Courville, c’est l’histoire de cet adolescent aux prises avec son explosion hormonale mise en parallèle avec les turbulences des années 1970. Sur fond historique de Guerre froide, culminant ici dans le célèbre match de hockey opposant Montréal à la Russie (1975), et de tension entre anglophones et francophones, la polarisation des antagonismes devient la trame du passage à l’âge adulte de Simon, vie politique et vie privée se faisant écho.
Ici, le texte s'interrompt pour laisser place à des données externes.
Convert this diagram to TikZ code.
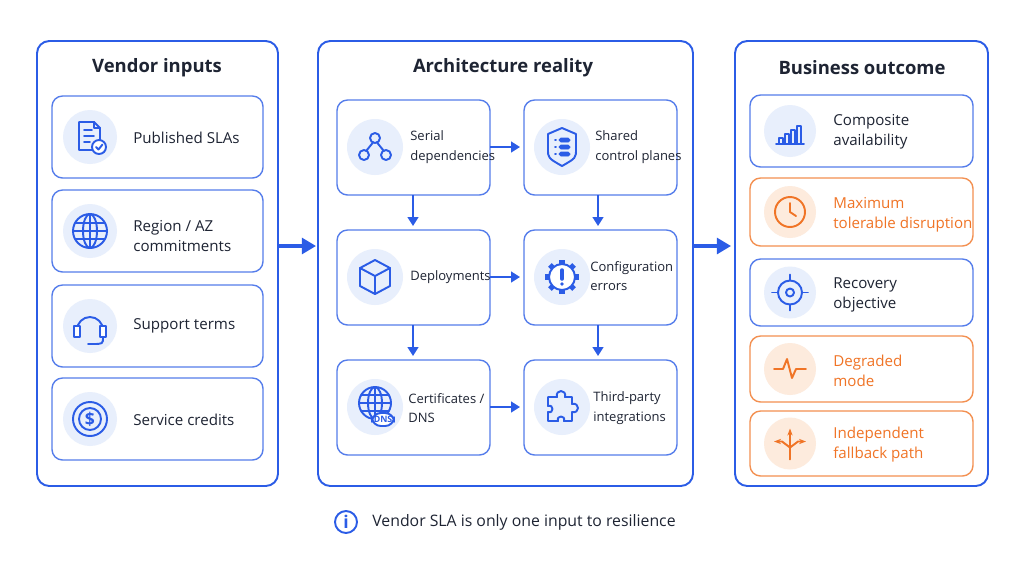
\documentclass[tikz,border=0pt]{standalone}
\usepackage{fontspec}
\setmainfont{Open Sans}
\usetikzlibrary{arrows.meta,calc,positioning}
\definecolor{bl}{HTML}{2B5CE6}
\definecolor{blc}{HTML}{E8EFFC}
\definecolor{og}{HTML}{F07426}
\definecolor{ogc}{HTML}{FDEBDD}
\definecolor{txt}{HTML}{1E2433}
\tikzset{
  panel/.style={draw=bl,line width=1.1pt,rounded corners=7pt,fill=white},
  card/.style={draw=bl!80,line width=0.8pt,rounded corners=6pt,fill=white},
  ocard/.style={draw=og!80,line width=0.8pt,rounded corners=6pt,fill=white},
  title/.style={font=\bfseries\fontsize{10.5}{13}\selectfont,text=txt},
  lbl/.style={font=\fontsize{8.6}{11.4}\selectfont,text=txt,align=left,anchor=west,inner sep=0pt},
  mlbl/.style={lbl,font=\fontsize{7.4}{11.2}\selectfont},
  olbl/.style={lbl,text=og},
  ico/.style={draw=bl,line width=1.1pt,line cap=round,line join=round},
  oico/.style={draw=og,line width=1.1pt,line cap=round,line join=round},
  flow/.style={-{Triangle[length=5pt,width=6pt]},draw=bl,line width=1.1pt},
  big/.style={-{Triangle[length=8pt,width=9pt]},draw=bl,line width=1.8pt}
}
\begin{document}
\begin{tikzpicture}[x=0.02cm,y=-0.02cm]
\useasboundingbox (0,0) rectangle (1024,576);

% panels
\draw[panel] (37,41) rectangle (278,486);
\draw[panel] (318,41) rectangle (693,486);
\draw[panel] (735,41) rectangle (988,486);
\node[title] (t1) at (157,68) {Vendor inputs};
\node[title] (t2) at (503,68) {Architecture reality};
\node[title] (t3) at (862,68) {Business outcome};

% vendor inputs
\foreach \y/\name in {137/a1,231/a2,326/a3,419/a4}{
  \draw[card] (52,\y-41) rectangle (263,\y+41);
  \fill[blc] (90,\y) circle (27);
  \coordinate (\name) at (90,\y);
}
\node[lbl] (l1) at (133,138) {Published SLAs};
\node[lbl] (l2) at (133,236) {Region / AZ\\commitments};
\node[lbl] (l3) at (133,326) {Support terms};
\node[lbl] (l4) at (133,420) {Service credits};
% document icon
\begin{scope}[shift={(a1)}]
\draw[ico] (-11,-15) -- (4,-15) -- (10,-9) -- (10,13) -- (-11,13) -- cycle;
\draw[ico] (4,-15) -- (4,-9) -- (10,-9);
\draw[ico] (-6,-7) -- (2,-7) (-6,-1) -- (4,-1) (-6,5) -- (0,5);
\draw[ico,fill=white] (9,10) circle (7);
\draw[ico] (6,10) -- (8.5,12.5) -- (12.5,7.5);
\end{scope}
% globe icon
\begin{scope}[shift={(a2)}]
\draw[ico] (0,0) circle (17);
\draw[ico] (0,0) ellipse (7 and 17);
\draw[ico] (-17,0) -- (17,0) (0,-17) -- (0,17) (-15,-8) -- (15,-8) (-15,8) -- (15,8);
\end{scope}
% headset icon
\begin{scope}[shift={(a3)}]
\draw[ico] (-13,4) arc (180:360:13);
\draw[ico,fill=white] (-16,0) rectangle (-10,11);
\draw[ico,fill=white] (10,0) rectangle (16,11);
\draw[ico] (13,11) .. controls (13,18) .. (2,18);
\draw[ico] (-2,18) -- (2,18);
\end{scope}
% coin icon
\begin{scope}[shift={(a4)}]
\draw[ico] (0,0) circle (17);
\draw[ico] (0,0) circle (11);
\node[text=bl,font=\bfseries\fontsize{10}{10}\selectfont] at (0,0) {\$};
\end{scope}

% architecture reality
\foreach \x/\y/\name in {337/100/b1,524/100/b2,337/230/b3,524/230/b4,337/360/b5,524/360/b6}{
  \draw[card] (\x,\y) rectangle (\x+153,\y+95);
  \coordinate (\name) at (\x+38,\y+47);
}
\foreach \n in {b1,b2,b3,b4,b5,b6} \fill[blc] (\n) circle (28);
\node[mlbl] (m1) at (410,147) {Serial\\dependencies};
\node[mlbl] (m2) at (595,147) {Shared\\control planes};
\node[mlbl] (m3) at (410,277) {Deployments};
\node[mlbl] (m4) at (590,276) {Configuration\\errors};
\node[mlbl] (m5) at (408,408) {Certificates /\\DNS};
\node[mlbl] (m6) at (593,408) {Third-party\\integrations};
% node graph icon
\begin{scope}[shift={(b1)}]
\draw[ico] (0,-9) circle (5) (-11,8) circle (5) (11,8) circle (5);
\draw[ico] (-2,-4.5) -- (-8.5,3.5) (2,-4.5) -- (8.5,3.5);
\end{scope}
% shield icon
\begin{scope}[shift={(b2)}]
\draw[ico] (0,-19) -- (14,-13) -- (14,2) .. controls (14,11) .. (0,19) .. controls (-14,11) .. (-14,2) -- (-14,-13) -- cycle;
\foreach \dy in {-7,0,7}{
  \draw[ico] (-7,\dy) -- (-6,\dy);
  \draw[bl,fill=bl,rounded corners=1pt] (-3,\dy-2) rectangle (8,\dy+2);
}
\end{scope}
% cube icon
\begin{scope}[shift={(b3)}]
\draw[ico] (0,-17) -- (15,-9) -- (15,9) -- (0,17) -- (-15,9) -- (-15,-9) -- cycle;
\draw[ico] (-15,-9) -- (0,-1) -- (15,-9) (0,-1) -- (0,17);
\end{scope}
% gear icon
\begin{scope}[shift={(b4)}]
\draw[ico] (0,0) circle (13);
\foreach \a in {0,45,...,315} \draw[ico,line width=3pt,line cap=butt] (\a:13) -- (\a:17);
\fill[white] (0,0) circle (11.5);
\draw[line width=2pt,bl,line cap=round] (0,-7) -- (0,2);
\fill[bl] (0,7) circle (1.8);
\end{scope}
% globe with dns
\begin{scope}[shift={(b5)}]
\draw[ico] (0,-4) circle (16);
\draw[ico] (0,-4) ellipse (7 and 16);
\draw[ico] (-16,-4) -- (16,-4) (0,-20) -- (0,12) (-14,-12) -- (14,-12) (-14,4) -- (14,4);
\draw[ico,fill=white,rounded corners=5pt] (-3,6) rectangle (19,19);
\node[text=bl,font=\bfseries\fontsize{5}{5}\selectfont] at (8,12.5) {DNS};
\end{scope}
% puzzle icon
\begin{scope}[shift={(b6)}]
\draw[ico] (-14,-10) -- (-5,-10) .. controls (-7,-18) and (5,-18) .. (3,-10) -- (10,-10) -- (10,-3)
  .. controls (18,-5) and (18,7) .. (10,5) -- (10,14) -- (2,14) .. controls (4,8) and (-6,8) .. (-4,14)
  -- (-14,14) -- (-14,5) .. controls (-8,7) and (-8,-3) .. (-14,-1) -- cycle;
\end{scope}
\draw[flow] (490,147) -- (520,147);
\draw[flow] (490,277) -- (520,277);
\draw[flow] (490,407) -- (520,407);
\draw[flow] (413,195) -- (413,226);
\draw[flow] (598,195) -- (598,226);
\draw[flow] (413,325) -- (413,356);
\draw[flow] (598,325) -- (598,356);

% business outcome
\foreach \y/\h/\s/\name in {95/72/card/c1,178/68/ocard/c2,259/67/card/c3,336/66/ocard/c4,411/65/ocard/c5}{
  \draw[\s] (750,\y) rectangle (973,\y+\h);
  \coordinate (\name) at (790,\y+\h/2);
}
\fill[blc] (c1) circle (26);
\fill[ogc] (c2) circle (26);
\fill[blc] (c3) circle (26);
\fill[ogc] (c4) circle (26);
\fill[ogc] (c5) circle (26);
\node[lbl] (r1) at (833,132) {Composite\\availability};
\node[olbl] (r2) at (833,215) {Maximum\\tolerable disruption};
\node[lbl] (r3) at (833,295) {Recovery\\objective};
\node[olbl] (r4) at (833,371) {Degraded\\mode};
\node[olbl] (r5) at (833,445) {Independent\\fallback path};
% bars
\begin{scope}[shift={(c1)}]
\foreach \x/\h in {-9/6,-3/10,3/14,9/18} \draw[ico] (\x-2,13) rectangle (\x+2,13-\h);
\draw[ico] (-14,13) -- (14,13);
\end{scope}
% clock
\begin{scope}[shift={(c2)}]
\draw[oico] (0,0) circle (15);
\draw[oico] (0,-9) -- (0,0) -- (6,4);
\end{scope}
% target
\begin{scope}[shift={(c3)}]
\draw[ico] (0,0) circle (12) (0,0) circle (4);
\draw[ico] (0,-18) -- (0,-12) (0,12) -- (0,18) (-18,0) -- (-12,0) (12,0) -- (18,0);
\end{scope}
% pulse
\begin{scope}[shift={(c4)}]
\draw[oico] (-16,0) -- (-7,0) -- (-3,-10) -- (2,9) -- (6,0) -- (16,0);
\end{scope}
% branching arrows
\begin{scope}[shift={(c5)}]
\draw[oico,-{Stealth[length=4pt]}] (0,16) -- (0,-15);
\draw[oico,-{Stealth[length=4pt]}] (0,4) -- (-8,-2) -- (-16,-2);
\draw[oico,-{Stealth[length=4pt]}] (0,4) -- (8,-2) -- (16,-2);
\end{scope}

% between panels
\coordinate (p1) at (278,246);
\coordinate (p2) at (316,246);
\coordinate (p3) at (693,246);
\coordinate (p4) at (731,246);
\draw[big] (p1) -- (p2);
\draw[big] (p3) -- (p4);

% footer
\draw[ico] (346,522) circle (11);
\node[text=bl,font=\bfseries\fontsize{10}{10}\selectfont] (i) at (346,522) {i};
\node[lbl,font=\fontsize{9}{11}\selectfont] (ft) at (372,522) {Vendor SLA is only one input to resilience};
\end{tikzpicture}
\end{document}
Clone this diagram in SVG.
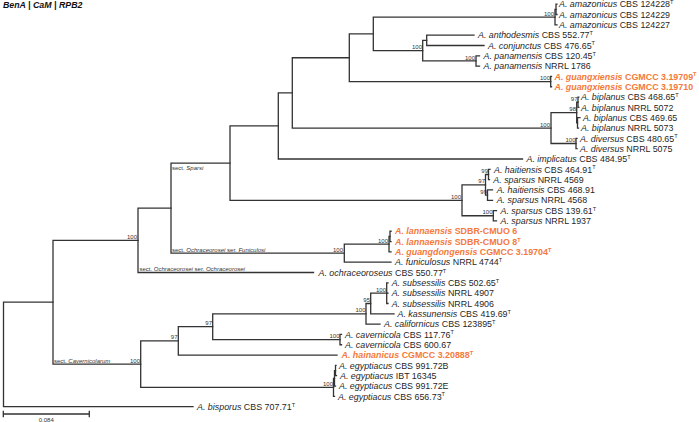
<svg xmlns="http://www.w3.org/2000/svg" width="699" height="422" viewBox="0 0 699 422">
<style>
text{font-family:"Liberation Sans",Arial,sans-serif;}
.lf{font-size:8.9px;fill:#1f1f1f;}
.sp{font-style:italic;}
.nw{font-weight:bold;fill:#f47a3c;}
.sup{font-size:5.6px;}
.bs{font-size:6px;fill:#333;text-anchor:end;}
.sec{font-size:6px;fill:#333;}
.br{fill:none;stroke:#333;stroke-width:1.3;stroke-linecap:square;}
.title{font-size:8.8px;font-weight:bold;font-style:italic;fill:#111;}
</style>
<rect width="699" height="422" fill="#fff"/>
<text class="title" x="3" y="7.8">BenA | CaM | RPB2</text>

<g id="branches" class="br">
<path d="M3.5,302.2V406.68M3.5,302.2H53M3.5,406.68H193"/>
<path d="M53,240.3V364.1M53,240.3H138M53,364.1H140.7"/>
<path d="M138,208.1V272.52M138,208.1H171M138,272.52H313.5"/>
<path d="M171,163.1V253.17M171,163.1H230M171,253.17H344.3"/>
<path d="M230,125.95V200.28M230,125.95H278.3M230,200.28H462"/>
<path d="M278.3,92.89V159M278.3,92.89H292.3M278.3,159H522.5"/>
<path d="M292.3,57.74V128.04M292.3,57.74H349.3M292.3,128.04H551"/>
<path d="M349.3,33.87V81.6M349.3,33.87H373.3M349.3,81.6H550.7"/>
<path d="M373.3,17.1V50.64M373.3,17.1H555M373.3,50.64H422.7"/>
<path d="M555,9.36V24.84M555,9.36H556M555,24.84H557"/>
<path d="M556,4.2V14.52M556,4.2H557M556,14.52H557"/>
<path d="M422.7,40.32V60.96M422.7,40.32H426.7M422.7,60.96H476"/>
<path d="M426.7,35.16V45.48M426.7,35.16H474M426.7,45.48H484"/>
<path d="M476,55.8V66.12M476,55.8H479.5M476,66.12H479.5"/>
<path d="M550.7,76.44V86.76M550.7,76.44H551.5M550.7,86.76H551.5"/>
<path d="M551,112.56V143.52M551,112.56H576.7M551,143.52H576"/>
<path d="M576.7,102.24V122.88M576.7,102.24H578M576.7,122.88H577.5"/>
<path d="M578,97.08V107.4M578,97.08H578.8M578,107.4H578.8"/>
<path d="M577.5,117.72V128.04M577.5,117.72H580M577.5,128.04H578.5"/>
<path d="M576,138.36V148.68M576,138.36H577M576,148.68H577"/>
<path d="M462,184.8V215.76M462,184.8H485.5M462,215.76H493.3"/>
<path d="M485.5,174.48V195.12M485.5,174.48H488.5M485.5,195.12H487.5"/>
<path d="M488.5,169.32V179.64M488.5,169.32H490M488.5,179.64H489.5"/>
<path d="M487.5,189.96V200.28M487.5,189.96H492.5M487.5,200.28H492.5"/>
<path d="M493.3,210.6V220.92M493.3,210.6H496.5M493.3,220.92H496.5"/>
<path d="M344.3,244.14V262.2M344.3,244.14H389M344.3,262.2H391"/>
<path d="M389,236.4V251.88M389,236.4H390M389,251.88H391"/>
<path d="M390,231.24V241.56M390,231.24H391M390,241.56H391"/>
<path d="M140.7,340.9V387.33M140.7,340.9H178.3M140.7,387.33H333.5"/>
<path d="M178.3,326.7V355.08M178.3,326.7H212.7M178.3,355.08H337"/>
<path d="M212.7,313.8V339.6M212.7,313.8H366M212.7,339.6H340"/>
<path d="M366,303.48V324.12M366,303.48H370.7M366,324.12H380"/>
<path d="M370.7,293.16V313.8M370.7,293.16H386.7M370.7,313.8H394"/>
<path d="M386.7,282.84V303.48M386.7,282.84H388M386.7,293.16H388M386.7,303.48H388"/>
<path d="M340,334.44V344.76M340,334.44H341.5M340,344.76H341.5"/>
<path d="M333.5,378.3V396.36M333.5,378.3H334.5M333.5,396.36H334.5"/>
<path d="M334.5,370.56V386.04M334.5,370.56H335.5M334.5,386.04H335.5"/>
<path d="M335.5,365.4V375.72M335.5,365.4H336M335.5,375.72H336.5"/>
</g>

<g id="supports">
<text class="bs" x="137" y="238.8">100</text>
<text class="bs" x="343" y="251.7">100</text>
<text class="bs" x="388" y="242.6">100</text>
<text class="bs" x="461" y="198.8">100</text>
<text class="bs" x="485" y="183.3">97</text>
<text class="bs" x="488" y="173">99</text>
<text class="bs" x="487" y="193.6">99</text>
<text class="bs" x="492.5" y="214.3">100</text>
<text class="bs" x="554" y="15.6">100</text>
<text class="bs" x="422" y="49.1">100</text>
<text class="bs" x="475" y="59.5">100</text>
<text class="bs" x="550" y="80.1">100</text>
<text class="bs" x="550" y="126.5">100</text>
<text class="bs" x="577.5" y="100.7">97</text>
<text class="bs" x="576" y="111">98</text>
<text class="bs" x="575.5" y="142">100</text>
<text class="bs" x="140" y="362.6">100</text>
<text class="bs" x="177.5" y="339.4">97</text>
<text class="bs" x="212" y="325.2">97</text>
<text class="bs" x="365.5" y="312.3">100</text>
<text class="bs" x="370" y="302">95</text>
<text class="bs" x="386" y="291.7">100</text>
<text class="bs" x="339.5" y="338.1">100</text>
<text class="bs" x="333" y="385.8">100</text>
</g>

<g id="sections">
<text class="sec" x="172" y="169.5">sect. <tspan class="sp">Sparsi</tspan></text>
<text class="sec" x="172" y="251.7">sect. <tspan class="sp">Ochraceorosei</tspan> ser. <tspan class="sp">Funiculosi</tspan></text>
<text class="sec" x="139.5" y="271">sect. <tspan class="sp">Ochraceorosei</tspan> ser. <tspan class="sp">Ochraceorosei</tspan></text>
<text class="sec" x="54" y="362.6">sect. <tspan class="sp">Cavernicolarum</tspan></text>
</g>

<g id="leaves" class="lf">
<g id="leaf0"><text x="559" y="7.4"><tspan class="sp">A. amazonicus</tspan> CBS 124228<tspan class="sup" dy="-3.2">T</tspan></text></g>
<g id="leaf1"><text x="559" y="17.72"><tspan class="sp">A. amazonicus</tspan> CBS 124229</text></g>
<g id="leaf2"><text x="559" y="28.04"><tspan class="sp">A. amazonicus</tspan> CBS 124227</text></g>
<g id="leaf3"><text x="478" y="38.36"><tspan class="sp">A. anthodesmis</tspan> CBS 552.77<tspan class="sup" dy="-3.2">T</tspan></text></g>
<g id="leaf4"><text x="488" y="48.68"><tspan class="sp">A. conjunctus</tspan> CBS 476.65<tspan class="sup" dy="-3.2">T</tspan></text></g>
<g id="leaf5"><text x="483.5" y="59"><tspan class="sp">A. panamensis</tspan> CBS 120.45<tspan class="sup" dy="-3.2">T</tspan></text></g>
<g id="leaf6"><text x="483.5" y="69.32"><tspan class="sp">A. panamensis</tspan> NRRL 1786</text></g>
<g id="leaf7"><text class="nw" x="554.5" y="79.64"><tspan class="sp">A. guangxiensis</tspan> CGMCC 3.19709<tspan class="sup" dy="-3.2">T</tspan></text></g>
<g id="leaf8"><text class="nw" x="554.5" y="89.96"><tspan class="sp">A. guangxiensis</tspan> CGMCC 3.19710</text></g>
<g id="leaf9"><text x="581" y="100.28"><tspan class="sp">A. biplanus</tspan> CBS 468.65<tspan class="sup" dy="-3.2">T</tspan></text></g>
<g id="leaf10"><text x="581" y="110.6"><tspan class="sp">A. biplanus</tspan> NRRL 5072</text></g>
<g id="leaf11"><text x="583" y="120.92"><tspan class="sp">A. biplanus</tspan> CBS 469.65</text></g>
<g id="leaf12"><text x="581" y="131.24"><tspan class="sp">A. biplanus</tspan> NRRL 5073</text></g>
<g id="leaf13"><text x="580" y="141.56"><tspan class="sp">A. diversus</tspan> CBS 480.65<tspan class="sup" dy="-3.2">T</tspan></text></g>
<g id="leaf14"><text x="580" y="151.88"><tspan class="sp">A. diversus</tspan> NRRL 5075</text></g>
<g id="leaf15"><text x="526.5" y="162.2"><tspan class="sp">A. implicatus</tspan> CBS 484.95<tspan class="sup" dy="-3.2">T</tspan></text></g>
<g id="leaf16"><text x="494" y="172.52"><tspan class="sp">A. haitiensis</tspan> CBS 464.91<tspan class="sup" dy="-3.2">T</tspan></text></g>
<g id="leaf17"><text x="493.3" y="182.84"><tspan class="sp">A. sparsus</tspan> NRRL 4569</text></g>
<g id="leaf18"><text x="496.7" y="193.16"><tspan class="sp">A. haitiensis</tspan> CBS 468.91</text></g>
<g id="leaf19"><text x="496.7" y="203.48"><tspan class="sp">A. sparsus</tspan> NRRL 4568</text></g>
<g id="leaf20"><text x="500.5" y="213.8"><tspan class="sp">A. sparsus</tspan> CBS 139.61<tspan class="sup" dy="-3.2">T</tspan></text></g>
<g id="leaf21"><text x="500.5" y="224.12"><tspan class="sp">A. sparsus</tspan> NRRL 1937</text></g>
<g id="leaf22"><text class="nw" x="395" y="234.44"><tspan class="sp">A. lannaensis</tspan> SDBR-CMUO 6</text></g>
<g id="leaf23"><text class="nw" x="395" y="244.76"><tspan class="sp">A. lannaensis</tspan> SDBR-CMUO 8<tspan class="sup" dy="-3.2">T</tspan></text></g>
<g id="leaf24"><text class="nw" x="395" y="255.08"><tspan class="sp">A. guangdongensis</tspan> CGMCC 3.19704<tspan class="sup" dy="-3.2">T</tspan></text></g>
<g id="leaf25"><text x="395" y="265.4"><tspan class="sp">A. funiculosus</tspan> NRRL 4744<tspan class="sup" dy="-3.2">T</tspan></text></g>
<g id="leaf26"><text x="318.5" y="275.72"><tspan class="sp">A. ochraceoroseus</tspan> CBS 550.77<tspan class="sup" dy="-3.2">T</tspan></text></g>
<g id="leaf27"><text x="391.7" y="286.04"><tspan class="sp">A. subsessilis</tspan> CBS 502.65<tspan class="sup" dy="-3.2">T</tspan></text></g>
<g id="leaf28"><text x="391.7" y="296.36"><tspan class="sp">A. subsessilis</tspan> NRRL 4907</text></g>
<g id="leaf29"><text x="391.7" y="306.68"><tspan class="sp">A. subsessilis</tspan> NRRL 4906</text></g>
<g id="leaf30"><text x="397.5" y="317"><tspan class="sp">A. kassunensis</tspan> CBS 419.69<tspan class="sup" dy="-3.2">T</tspan></text></g>
<g id="leaf31"><text x="384" y="327.32"><tspan class="sp">A. californicus</tspan> CBS 123895<tspan class="sup" dy="-3.2">T</tspan></text></g>
<g id="leaf32"><text x="345" y="337.64"><tspan class="sp">A. cavernicola</tspan> CBS 117.76<tspan class="sup" dy="-3.2">T</tspan></text></g>
<g id="leaf33"><text x="345" y="347.96"><tspan class="sp">A. cavernicola</tspan> CBS 600.67</text></g>
<g id="leaf34"><text class="nw" x="341.5" y="358.28"><tspan class="sp">A. hainanicus</tspan> CGMCC 3.20888<tspan class="sup" dy="-3.2">T</tspan></text></g>
<g id="leaf35"><text x="339" y="368.6"><tspan class="sp">A. egyptiacus</tspan> CBS 991.72B</text></g>
<g id="leaf36"><text x="340" y="378.92"><tspan class="sp">A. egyptiacus</tspan> IBT 16345</text></g>
<g id="leaf37"><text x="339" y="389.24"><tspan class="sp">A. egyptiacus</tspan> CBS 991.72E</text></g>
<g id="leaf38"><text x="338" y="399.56"><tspan class="sp">A. egyptiacus</tspan> CBS 656.73<tspan class="sup" dy="-3.2">T</tspan></text></g>
<g id="leaf39"><text x="197" y="409.88"><tspan class="sp">A. bisporus</tspan> CBS 707.71<tspan class="sup" dy="-3.2">T</tspan></text></g>
</g>

<g id="scalebar">
<path class="br" d="M3.3,414H89.3M3.3,411.5V416.5M89.3,411.5V416.5"/>
<text class="sec" x="46.3" y="422" text-anchor="middle">0.084</text>
</g>
</svg>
Ainsi, la route du jeune ado est faite de vexations : l’intimidation à l’école, le décès de son père, l’éveil de sa sexualité, la perte de ses ami·es d’adolescence, l’incompréhension face aux comportements de sa mère, la découverte in extremis d’un secret de famille bouleversant.
Dans le petit bungalow familial, Simon doit céder sa chambre à son oncle et parrain qui vient s’installer après le décès de son père. Cet oncle rustre vient s’infiltrer entre Simon et sa mère avec sa vulgarité, sa duplicité, son manque de sensibilité, tout le contraire de son père adulé. Son territoire est désormais le sous-sol, où il dort sur un sofa. Il fabriquera sa vie à partir de cet espace confiné, y invitant ses rares ami·es, dont l’attractive Sophie, son âme sœur à la sexualité tout aussi indécise que la sienne.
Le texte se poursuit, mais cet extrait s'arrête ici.